Saturday, November 1, 2008

The Most Important Issue In the Country

There is no time for small talk, and I'm not here to make anyone feel good. This is a call to arms, people! Well... to wings. Allow me to explain.

It is your right; nay, your duty; nay, your CALLING as an American to vote this November 4th at a poll near you.

Everyone is aware of the presidential candidates, the black guy running with that weird dude and the chick vp-ing for that old guy. Some people even know what they stand for. Some people even plan to vote on them according to what they stand for.

But do you know the issues? Because let me tell you, when you saddle up to that paper with your bic pen or whatever cheap writing utensil the old person behind table gives you, you're gonna be asked.

There's a lot of blah-di-blah ing about the casino dealy with the loophole about not having to pay taxes, there have been some murmers on a "clean ohio fund," stuff like that. I'm not here to be your source, to everything, America, we'll be here all day.

What I am here to talk about is an issue that has torn our country apart for a short number of years. If we don't do something about it now, things have nowhere to go but down. I am talking, OF COURSE, about issue 432. Bringing back the spork to KFC.

KFC, formerly Kentucy Fried Chicken, now trying to operate under the alias of Kountry Fried Chicken (who spells Country with a K? Exactly, the nazis.), mysteriously removed the spork from their restauraunts. For those of you unaware of the appropriate terms here, the spork is that magical bit of plasticware that incorporates the sleek, cupping prowess of the spoon, and the swift, grabbing prongs of the fork. It is quite factually the only way to eat KFC cole slaw, all other forms of plasticware fall short of the glorious magesty that is the spork.

I'm boycotting Colonel Saunders and his croonies until this situation is resloved, and I believe you should do the same. The spork must be reinstated to it's rightful place at the fast food table! It's a real problem in this country, America, a REAL problem. You want to know what a real honest to goodness problem looks like? Walk into any KFC, and try to eat a meal without the use of the spork. Wait, no. Don't literally, because we're boycotting. But figuratively, get your chicken, extra crispy or original, however you like it. Choose your sides of mashed potatoes, cole slaw, a biscut, or whatever "healthy choices" they have added to the menu of this infamous fried chicken establishment. Now try to eat it all with one utensil. Can't do it, can you? Of course you can't. Not without the spork. What are you gonna do? Use your hands? Hethens.
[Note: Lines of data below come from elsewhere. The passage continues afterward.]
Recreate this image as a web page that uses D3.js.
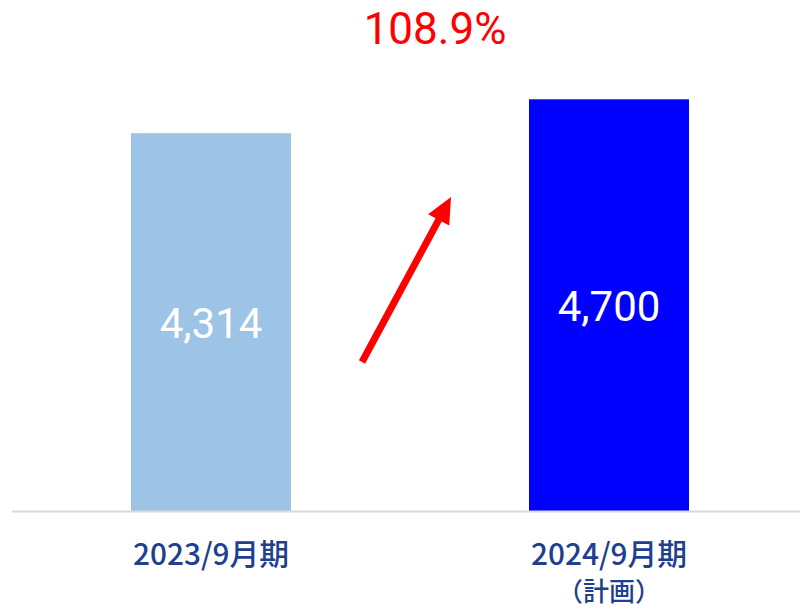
<!DOCTYPE html>
<html>
<head>
<meta charset="utf-8">
<script src="https://cdn.jsdelivr.net/npm/d3@7"></script>
<style>
  html, body { margin: 0; padding: 0; background: #ffffff; }
  svg { display: block; }
</style>
</head>
<body>
<div id="chart"></div>
<script>
// Sales by fiscal period (actual vs. plan)
const categories = ["2023/9月期", "2024/9月期"];
const subLabels = ["", "（計画）"];
const values = [4314, 4700];
const barColors = ["#9DC3E6", "#0000FF"];
const growthLabel = "108.9%";

const width = 800, height = 609;
const baseY = 511.5;

const svg = d3.select("#chart").append("svg")
  .attr("width", width).attr("height", height);

const x = d3.scaleBand()
  .domain(categories)
  .range([12, 808])
  .paddingInner(0.598)
  .paddingOuter(0.299);

const y = d3.scaleLinear()
  .domain([0, 5000])
  .range([baseY, baseY - 438.5]);

// bars
svg.selectAll("rect.bar")
  .data(values)
  .join("rect")
  .attr("class", "bar")
  .attr("x", (d, i) => x(categories[i]))
  .attr("y", d => y(d))
  .attr("width", x.bandwidth())
  .attr("height", d => y(0) - y(d))
  .attr("fill", (d, i) => barColors[i]);

// baseline
svg.append("line")
  .attr("x1", 12).attr("x2", width)
  .attr("y1", baseY).attr("y2", baseY)
  .attr("stroke", "#d9d9d9").attr("stroke-width", 2);

// value labels inside bars
const fmt = d3.format(",");
svg.selectAll("text.val")
  .data(values)
  .join("text")
  .attr("class", "val")
  .attr("x", (d, i) => x(categories[i]) + x.bandwidth() / 2)
  .attr("y", d => (y(d) + y(0)) / 2 + 16)
  .attr("text-anchor", "middle")
  .attr("font-family", "Roboto, 'Liberation Sans', sans-serif")
  .attr("font-size", 42)
  .attr("fill", "#ffffff")
  .text(d => fmt(d));

// category labels
const catFont = "'Noto Sans CJK JP', sans-serif";
svg.selectAll("text.cat")
  .data(categories)
  .join("text")
  .attr("class", "cat")
  .attr("x", d => x(d) + x.bandwidth() / 2)
  .attr("y", 565)
  .attr("text-anchor", "middle")
  .attr("font-family", catFont)
  .attr("font-size", 30)
  .attr("font-weight", 500)
  .attr("fill", "#203F8E")
  .attr("textLength", 156)
  .attr("lengthAdjust", "spacingAndGlyphs")
  .text(d => d);

svg.selectAll("text.sub")
  .data(subLabels.filter(s => s))
  .join("text")
  .attr("class", "sub")
  .attr("x", (d) => x(categories[subLabels.indexOf(d)]) + x.bandwidth() / 2)
  .attr("y", 601)
  .attr("text-anchor", "middle")
  .attr("font-family", catFont)
  .attr("font-size", 26)
  .attr("font-weight", 500)
  .attr("fill", "#203F8E")
  .attr("textLength", 104)
  .attr("lengthAdjust", "spacingAndGlyphs")
  .text(d => d);

// growth arrow between the bars
const tail = [362, 362];
const tip = [451, 197];
const ang = Math.atan2(tip[1] - tail[1], tip[0] - tail[0]);
const headLen = 26, headHalf = 12;
const baseC = [tip[0] - headLen * Math.cos(ang), tip[1] - headLen * Math.sin(ang)];
const nx = -Math.sin(ang), ny = Math.cos(ang);

svg.append("line")
  .attr("x1", tail[0]).attr("y1", tail[1])
  .attr("x2", baseC[0] + 2 * Math.cos(ang)).attr("y2", baseC[1] + 2 * Math.sin(ang))
  .attr("stroke", "#FF0000").attr("stroke-width", 7);

svg.append("polygon")
  .attr("points", [
    tip,
    [baseC[0] + nx * headHalf, baseC[1] + ny * headHalf],
    [baseC[0] - nx * headHalf, baseC[1] - ny * headHalf]
  ].map(p => p.join(",")).join(" "))
  .attr("fill", "#FF0000");

// growth rate
svg.append("text")
  .attr("x", 435)
  .attr("y", 44)
  .attr("text-anchor", "middle")
  .attr("font-family", "Roboto, 'Liberation Sans', sans-serif")
  .attr("font-size", 44)
  .attr("fill", "#FF0000")
  .text(growthLabel);
</script>
</body>
</html>
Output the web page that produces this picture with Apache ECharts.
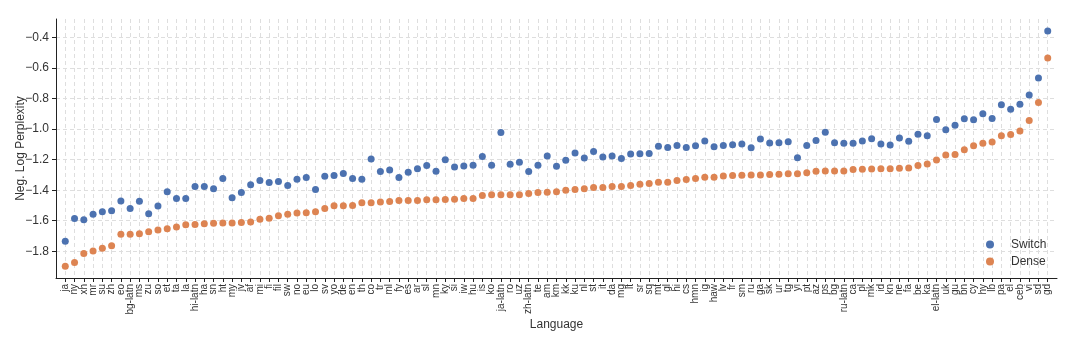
<!DOCTYPE html>
<html>
<head>
<meta charset="utf-8">
<script src="https://cdn.jsdelivr.net/npm/echarts@6/dist/echarts.min.js"></script>
<style>
  html, body { margin: 0; padding: 0; background: #fff; }
  #chart { width: 1071px; height: 343px; }
</style>
</head>
<body>
<div id="chart"></div>
<script>
// Languages, ordered by the dense model's score
const languages = [
  'ja','ny','xh','mr','su','zh','eo','bg-latn','ms','zu','so','et','ta','la','hi-latn','ha','sn','ht','my','jv',
  'af','mi','fi','fil','sw','no','eu','lo','sv','yo','de','en','th','co','tr','ml','fy','es','ar','sl',
  'mn','ky','si','iw','hu','is','ko','ja-latn','ro','uz','zh-latn','te','am','km','kk','ku','nl','st','it','da',
  'mg','lt','sr','sq','mt','gl','hi','cs','hmn','ig','haw','lv','fr','sm','ru','ga','sk','ur','tg','yi',
  'pt','az','ps','bg','ru-latn','ca','pl','mk','id','kn','ne','fa','be','ka','el-latn','uk','gu','bn','cy','hy',
  'lb','pa','el','ceb','vi','sd','gd'
];

const switchScores = [
  -1.735,-1.585,-1.594,-1.557,-1.541,-1.535,-1.470,-1.520,-1.472,-1.554,-1.504,-1.411,-1.454,-1.454,-1.376,-1.376,-1.391,-1.324,-1.450,-1.415,
  -1.365,-1.337,-1.350,-1.343,-1.370,-1.328,-1.317,-1.396,-1.309,-1.304,-1.291,-1.324,-1.328,-1.196,-1.278,-1.267,-1.317,-1.283,-1.259,-1.239,
  -1.276,-1.200,-1.248,-1.241,-1.237,-1.180,-1.237,-1.022,-1.230,-1.217,-1.278,-1.237,-1.176,-1.243,-1.204,-1.157,-1.189,-1.146,-1.183,-1.176,
  -1.193,-1.163,-1.161,-1.159,-1.113,-1.120,-1.107,-1.120,-1.109,-1.078,-1.115,-1.107,-1.102,-1.098,-1.122,-1.065,-1.091,-1.089,-1.083,-1.187,
  -1.107,-1.074,-1.020,-1.089,-1.093,-1.093,-1.078,-1.063,-1.098,-1.104,-1.059,-1.080,-1.033,-1.043,-0.937,-1.004,-0.974,-0.933,-0.939,-0.900,
  -0.930,-0.841,-0.870,-0.837,-0.776,-0.665,-0.357
];

const denseScores = [
  -1.898,-1.874,-1.815,-1.798,-1.780,-1.763,-1.689,-1.689,-1.685,-1.672,-1.661,-1.652,-1.641,-1.626,-1.624,-1.620,-1.617,-1.615,-1.615,-1.611,
  -1.609,-1.591,-1.583,-1.567,-1.557,-1.550,-1.548,-1.541,-1.520,-1.502,-1.502,-1.500,-1.483,-1.483,-1.478,-1.474,-1.467,-1.467,-1.467,-1.463,
  -1.463,-1.461,-1.459,-1.454,-1.454,-1.435,-1.430,-1.430,-1.430,-1.430,-1.422,-1.415,-1.413,-1.411,-1.400,-1.396,-1.391,-1.383,-1.383,-1.376,
  -1.376,-1.370,-1.361,-1.357,-1.348,-1.348,-1.337,-1.330,-1.324,-1.315,-1.315,-1.307,-1.304,-1.302,-1.300,-1.300,-1.298,-1.296,-1.293,-1.293,
  -1.285,-1.276,-1.274,-1.274,-1.274,-1.265,-1.263,-1.261,-1.259,-1.259,-1.257,-1.254,-1.239,-1.228,-1.202,-1.170,-1.167,-1.135,-1.109,-1.093,
  -1.085,-1.043,-1.035,-1.013,-0.943,-0.826,-0.535
];

const yTicks = [-1.8, -1.6, -1.4, -1.2, -1.0, -0.8, -0.6, -0.4];

// One empty slot on each side keeps the outer points off the spines
const paddedLanguages = [''].concat(languages, ['']);
const pad = arr => [null].concat(arr, [null]);
const isLanguage = (idx, val) => val !== '';
// Labels are split across two overlaid axes (alternating slots) so the
// dense rotated labels are never dropped by overlap handling.
const oddSlot = (idx, val) => val !== '' && idx % 2 === 1;
const evenSlot = (idx, val) => val !== '' && idx % 2 === 0;

const FONT = '"Liberation Sans", Arial, sans-serif';
const gridLine = { show: true, lineStyle: { color: '#dedede', type: [4, 3], width: 1 } };
const xLabelBase = {
  showMinLabel: true,
  showMaxLabel: true,
  hideOverlap: false,
  rotate: 90,
  margin: 6,
  color: '#333',
  fontSize: 10,
  fontFamily: FONT
};

const chart = echarts.init(document.getElementById('chart'), null, { renderer: 'canvas' });
chart.setOption({
  animation: false,
  textStyle: { fontFamily: FONT },
  grid: { left: 56, right: 14, top: 19, bottom: 65, containLabel: false, outerBoundsMode: 'none' },
  xAxis: [
    {
      type: 'category',
      data: paddedLanguages,
      boundaryGap: false,
      position: 'bottom',
      name: 'Language',
      nameLocation: 'middle',
      nameGap: 41,
      nameMoveOverlap: false,
      nameTextStyle: { color: '#333', fontSize: 12, fontFamily: FONT },
      axisLine: { show: true, lineStyle: { color: '#222', width: 1 } },
      axisTick: { show: true, interval: isLanguage, length: 4, lineStyle: { color: '#222' } },
      axisLabel: Object.assign({ interval: oddSlot }, xLabelBase),
      splitLine: Object.assign({ interval: isLanguage }, gridLine)
    },
    {
      type: 'category',
      data: paddedLanguages,
      boundaryGap: false,
      position: 'bottom',
      offset: 0,
      axisLine: { show: false },
      axisTick: { show: false },
      axisLabel: Object.assign({ interval: evenSlot }, xLabelBase),
      splitLine: { show: false }
    }
  ],
  yAxis: {
    type: 'value',
    min: -1.975,
    max: -0.279,
    name: 'Neg. Log Perplexity',
    nameLocation: 'middle',
    nameGap: 29.5,
    nameMoveOverlap: false,
    nameTextStyle: { color: '#333', fontSize: 12, fontFamily: FONT },
    axisLine: { show: true, lineStyle: { color: '#222', width: 1 } },
    axisTick: { show: true, length: 4, customValues: yTicks, lineStyle: { color: '#222' } },
    axisLabel: {
      customValues: yTicks,
      margin: 7,
      color: '#333',
      fontSize: 12,
      fontFamily: FONT,
      formatter: v => v.toFixed(1).replace('-', '\u2212')
    },
    splitLine: gridLine
  },
  legend: {
    orient: 'vertical',
    left: 981,
    top: 233,
    itemWidth: 8,
    itemHeight: 8,
    itemGap: 4,
    icon: 'circle',
    textStyle: { color: '#333', fontSize: 12, fontFamily: FONT, padding: [0, 0, 0, 12], lineHeight: 13 },
    data: ['Switch', 'Dense']
  },
  series: [
    {
      name: 'Switch',
      type: 'scatter',
      xAxisIndex: 0,
      symbolSize: 7,
      itemStyle: { color: '#4C72B0', opacity: 1 },
      data: pad(switchScores),
      z: 3
    },
    {
      name: 'Dense',
      type: 'scatter',
      xAxisIndex: 0,
      symbolSize: 7,
      itemStyle: { color: '#DD8452', opacity: 1 },
      data: pad(denseScores),
      z: 3
    }
  ]
});
</script>
</body>
</html>
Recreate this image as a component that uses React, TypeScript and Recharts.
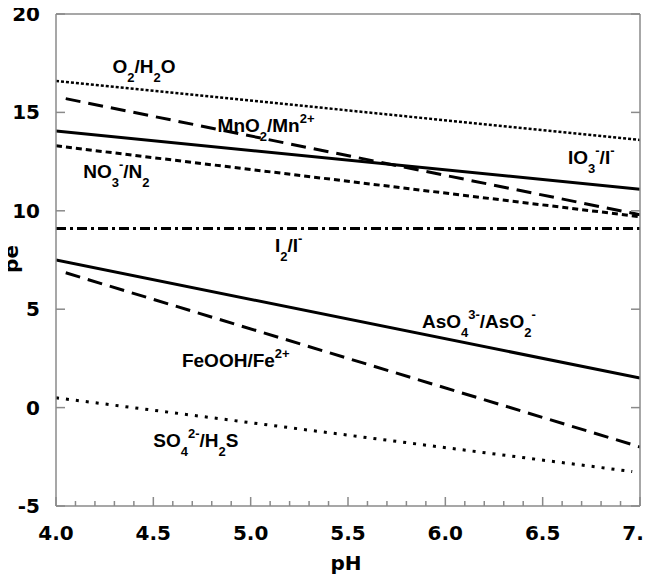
import React from 'react';
import { LineChart, Line, XAxis, YAxis, ReferenceDot } from 'recharts';

// pH end points of each redox couple line
const phFull = [4.0, 7.0];
const phMnFe = [4.05, 7.0];
const phSulfate = [4.0, 6.96];

// pe values at those end points
const peO2 = [16.6, 13.6];
const peMnO2 = [15.7, 9.8];
const peIO3 = [14.05, 11.1];
const peNO3 = [13.3, 9.7];
const peI2 = [9.1, 9.1];
const peAsO4 = [7.5, 1.5];
const peFeOOH = [6.85, -2.0];
const peSO4 = [0.5, -3.25];

const xMajor = [4.0, 4.5, 5.0, 5.5, 6.0, 6.5, 7.0];
const xMinor = Array.from({ length: 31 }, (_, i) => Math.round((4 + i * 0.1) * 10) / 10);
const yMajor = [-5, 0, 5, 10, 15, 20];

const toRows = (ph: number[], pe: number[]) => ph.map((p, i) => ({ ph: p, pe: pe[i] }));

const couples = [
  { key: 'o2', data: toRows(phFull, peO2), dash: '3 2', width: 2.5 },
  { key: 'mno2', data: toRows(phMnFe, peMnO2), dash: '15 8', width: 3 },
  { key: 'io3', data: toRows(phFull, peIO3), dash: undefined, width: 3 },
  { key: 'no3', data: toRows(phFull, peNO3), dash: '6 4', width: 3 },
  { key: 'i2', data: toRows(phFull, peI2), dash: '10 4 3 4', width: 3 },
  { key: 'aso4', data: toRows(phFull, peAsO4), dash: undefined, width: 3 },
  { key: 'feooh', data: toRows(phMnFe, peFeOOH), dash: '15 8', width: 3 },
  { key: 'so4', data: toRows(phSulfate, peSO4), dash: '3 7', width: 3 },
];

type Part = [string, ('sub' | 'sup')?];

// chemical labels: [pH, pe] of the text start/baseline, then text pieces
const labels: { ph: number; pe: number; parts: Part[] }[] = [
  { ph: 4.29, pe: 17.0, parts: [['O'], ['2', 'sub'], ['/H'], ['2', 'sub'], ['O']] },
  { ph: 4.83, pe: 14.0, parts: [['MnO'], ['2', 'sub'], ['/Mn'], ['2+', 'sup']] },
  { ph: 4.14, pe: 11.67, parts: [['NO'], ['3', 'sub'], ['-', 'sup'], ['/N'], ['2', 'sub']] },
  { ph: 6.63, pe: 12.38, parts: [['IO'], ['3', 'sub'], ['-', 'sup'], ['/I'], ['-', 'sup']] },
  { ph: 5.125, pe: 7.9, parts: [['I'], ['2', 'sub'], ['/I'], ['-', 'sup']] },
  { ph: 5.88, pe: 4.04, parts: [['AsO'], ['4', 'sub'], ['3-', 'sup'], ['/AsO'], ['2', 'sub'], ['-', 'sup']] },
  { ph: 4.647, pe: 2.06, parts: [['FeOOH/Fe'], ['2+', 'sup']] },
  { ph: 4.5, pe: -1.99, parts: [['SO'], ['4', 'sub'], ['2-', 'sup'], ['/H'], ['2', 'sub'], ['S']] },
];

const LABEL_FONT = '"Liberation Sans", Arial, sans-serif';
const AXIS_FONT = '"DejaVu Sans", Verdana, sans-serif';
const AXIS = '#8a8a8a';

function ChemText({ x, y, parts }: { x: number; y: number; parts: Part[] }) {
  let shift = 0;
  return (
    <text x={x} y={y} fontFamily={LABEL_FONT} fontWeight="bold" fontSize={19} fill="#000">
      {parts.map(([t, kind], i) => {
        const target = kind === 'sub' ? 9 : kind === 'sup' ? -9 : 0;
        const dy = target - shift;
        shift = target;
        return (
          <tspan key={i} dy={dy} fontSize={kind ? 13 : 19}>
            {t}
          </tspan>
        );
      })}
    </text>
  );
}

const isMajor = (v: number) => xMajor.some(m => Math.abs(m - v) < 1e-6);

function BottomTick({ x, y, payload }: any) {
  const major = isMajor(payload.value);
  return (
    <g>
      <line x1={x} x2={x} y1={y} y2={y - (major ? 9 : 5)} stroke={AXIS} strokeWidth={1.5} />
      {major && (
        <text x={x} y={y + 34} textAnchor="middle" fontFamily={AXIS_FONT} fontWeight="bold" fontSize={20} fill="#000">
          {Number(payload.value).toFixed(1)}
        </text>
      )}
    </g>
  );
}

function TopTick({ x, y, payload }: any) {
  const major = isMajor(payload.value);
  return <line x1={x} x2={x} y1={y} y2={y + (major ? 9 : 5)} stroke={AXIS} strokeWidth={1.5} />;
}

function LeftTick({ x, y, payload }: any) {
  return (
    <g>
      <line x1={x} x2={x + 9} y1={y} y2={y} stroke={AXIS} strokeWidth={1.5} />
      <text x={x - 16} y={y + 7} textAnchor="end" fontFamily={AXIS_FONT} fontWeight="bold" fontSize={20} fill="#000">
        {payload.value}
      </text>
    </g>
  );
}

function RightTick({ x, y }: any) {
  return <line x1={x} x2={x - 9} y1={y} y2={y} stroke={AXIS} strokeWidth={1.5} />;
}

export default function App() {
  return (
    <div style={{ margin: '-8px 0 0 -8px' }}>
      <LineChart width={651} height={575} margin={{ top: 13, right: 10, bottom: 29, left: 16 }}>
        <XAxis
          xAxisId="b"
          dataKey="ph"
          type="number"
          domain={[4, 7]}
          ticks={xMinor}
          interval={0}
          height={40}
          tickSize={0}
          tickMargin={0}
          tickLine={false}
          axisLine={{ stroke: AXIS, strokeWidth: 1.5 }}
          tick={<BottomTick />}
          allowDataOverflow
        />
        <XAxis
          xAxisId="t"
          orientation="top"
          type="number"
          domain={[4, 7]}
          ticks={xMinor}
          interval={0}
          height={1}
          tickSize={0}
          tickMargin={0}
          tickLine={false}
          axisLine={{ stroke: AXIS, strokeWidth: 1.5 }}
          tick={<TopTick />}
          allowDataOverflow
        />
        <YAxis
          yAxisId="l"
          type="number"
          domain={[-5, 20]}
          ticks={yMajor}
          interval={0}
          width={40}
          tickSize={0}
          tickMargin={0}
          tickLine={false}
          axisLine={{ stroke: AXIS, strokeWidth: 1.5 }}
          tick={<LeftTick />}
          allowDataOverflow
        />
        <YAxis
          yAxisId="r"
          orientation="right"
          type="number"
          domain={[-5, 20]}
          ticks={yMajor}
          interval={0}
          width={1}
          tickSize={0}
          tickMargin={0}
          tickLine={false}
          axisLine={{ stroke: AXIS, strokeWidth: 1.5 }}
          tick={<RightTick />}
          allowDataOverflow
        />
        {couples.map(c => (
          <Line
            key={c.key}
            xAxisId="b"
            yAxisId="l"
            data={c.data}
            dataKey="pe"
            type="linear"
            stroke="#000"
            strokeWidth={c.width}
            strokeDasharray={c.dash}
            dot={false}
            activeDot={false}
            isAnimationActive={false}
          />
        ))}
        {labels.map((l, i) => (
          <ReferenceDot
            key={i}
            xAxisId="b"
            yAxisId="l"
            x={l.ph}
            y={l.pe}
            r={0}
            shape={(p: any) => <ChemText x={p.cx} y={p.cy} parts={l.parts} />}
          />
        ))}
        <text x={346} y={570} textAnchor="middle" fontFamily={AXIS_FONT} fontWeight="bold" fontSize={20} fill="#000">
          pH
        </text>
        <g transform="translate(18 259) rotate(-90)">
          <text x={0} y={0} textAnchor="middle" fontFamily={AXIS_FONT} fontWeight="bold" fontSize={20} fill="#000">
            pe
          </text>
        </g>
      </LineChart>
    </div>
  );
}
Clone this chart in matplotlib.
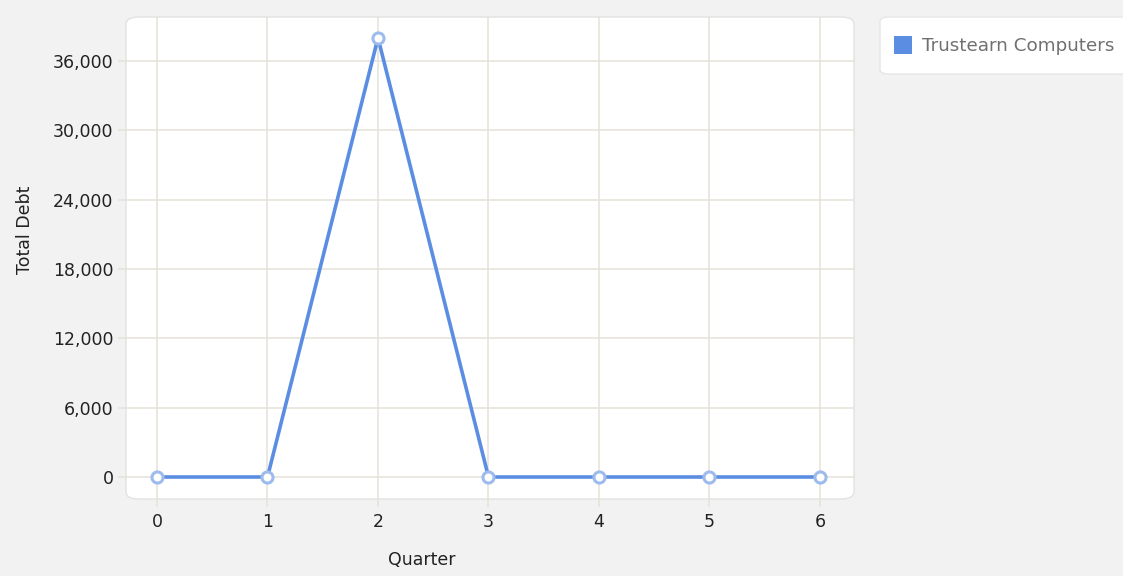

I appologize, America, I didn't mean to call you hethens.

I just want you to understand the gravity of the situation. Understand what is at stake here. Do you see that this spork issue could turn everything around? Do you realize that bringing back the spork will make the economy better overnight? That it will bring gas prices down to approximately 32 cents per gallon? That it will evaporate hurricanes and make all men and women who use it incredibly wise and attractive? That when dogs bark it will no longer be a sound that makes you think dangerous thoughts about whatever the stupid owner was thinking leaving their dog outside at 3am, but it will suddenly sound like a sweet, sweet lullaby? There are no down sides to this.

So I am calling you out, America. Consider yourself called out. Vote yes on issue 432 to bring back the KFC spork. It is time to stand for those who cannot... namely the delicious chickens on the KFC menu. If not for me, do it for yourselves. And if not for yourselves, think of the chickens. They've seen the devistation since the loss of this magical plasticware, and they'd vote for it if they were alive. Also if they could read and see where to mark, and could hold a pen. Also if they had voting rights.

Some polls may or may not have issue 432 on their registers. This does not mean that the KFC issue is not "real" or "true." It very simply means that an elaborate mafia led by Al Gore is trying to keep the spork out of production. I'm not allowed to say any more about that, I may have already said to much. If this is the case at your local polling station (also known as the "freedom choosing booth"), you must take the innitiative to write it in. Don't worry, there will be room somewhere on there. How much longer must we endure the madness?

Alert all of your contacts, and do it quickly, because it all goes down on Tuesday, November 4th. It's time to fight the good fight!